Johnson won't 'criminalize' UK Christmas plans despite virus fears
Mick Hodgkin in London
UK Prime Minister Boris Johnson has rejected pressure to toughen plans to allow three households to mix over Christmas.
Johnson said he did not want to "criminalize people's long-made plans" for the Christmas period. But he urged everyone to "exercise a high degree of personal responsibility," especially around elderly relatives.
The prime minister insisted this was a view shared by the UK government, which is responsible for the measures in England, and the devolved administrations in Wales, Scotland and Northern Ireland.
Speaking in parliament at Prime Minister's Questions, the opposition Labour Party leader, Keir Starmer, accused Johnson of ignoring medical advice by pressing ahead with the relaxation of rules, which will apply for five days from December 23 to 27.
Ignoring Starmer's request for an assessment of the impact of the move on infection rates, Johnson accused the Labour leader of wanting to "cancel Christmas."
But there are signs of mixed messages from the devolved governments of Wales and Scotland. Scotland's First Minister Nicola Sturgeon is to issue advice that families should only meet on one day and not stay overnight in someone else's home if they can avoid it. While her Welsh counterpart, Mark Drakeford, said his government's advice is that no more than two households should mix.
The move to allow households to form "bubbles" over Christmas has been coming under intense pressure as cases rise in many parts of the UK. A nationwide opinion poll by Kantar found that 50 percent of people oppose the move, with only 40 percent backing it.
Starmer said Johnson's three-tier system of restrictions had failed to control the virus, pointing out that cases are up in three-quarters of areas in the second tier.

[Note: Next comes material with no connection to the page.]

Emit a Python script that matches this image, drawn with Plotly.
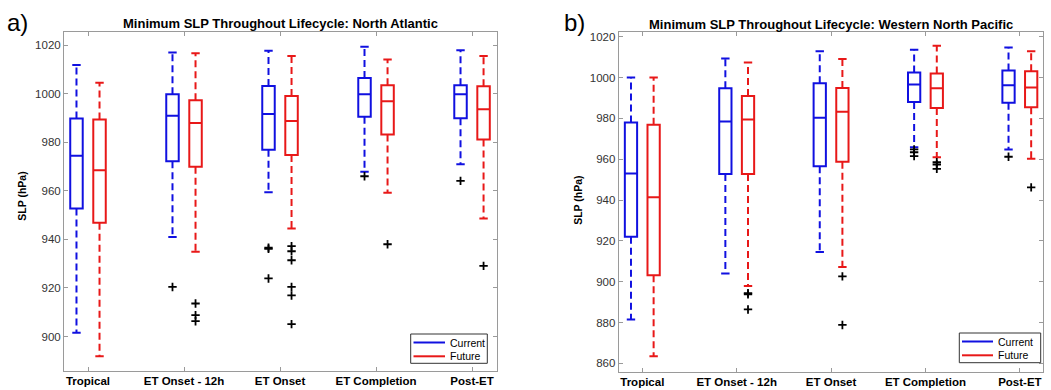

London and some surrounding areas have moved from Tier 2 to Tier 3 as of Wednesday morning, after a sharp rise.
In what will be the last prime ministerial question-and-answer session of the year, Starmer accused Johnson of being slow to respond at the start of the pandemic and asked why the UK was ending the year with one of the highest COVID-19 death tolls in Europe and the worst recession.
Johnson responded by saying Britain had been first to approve a vaccine. He added that 138,000 people have so far been given the Pfizer-BioNTech vaccine in the UK since the roll-out began last week.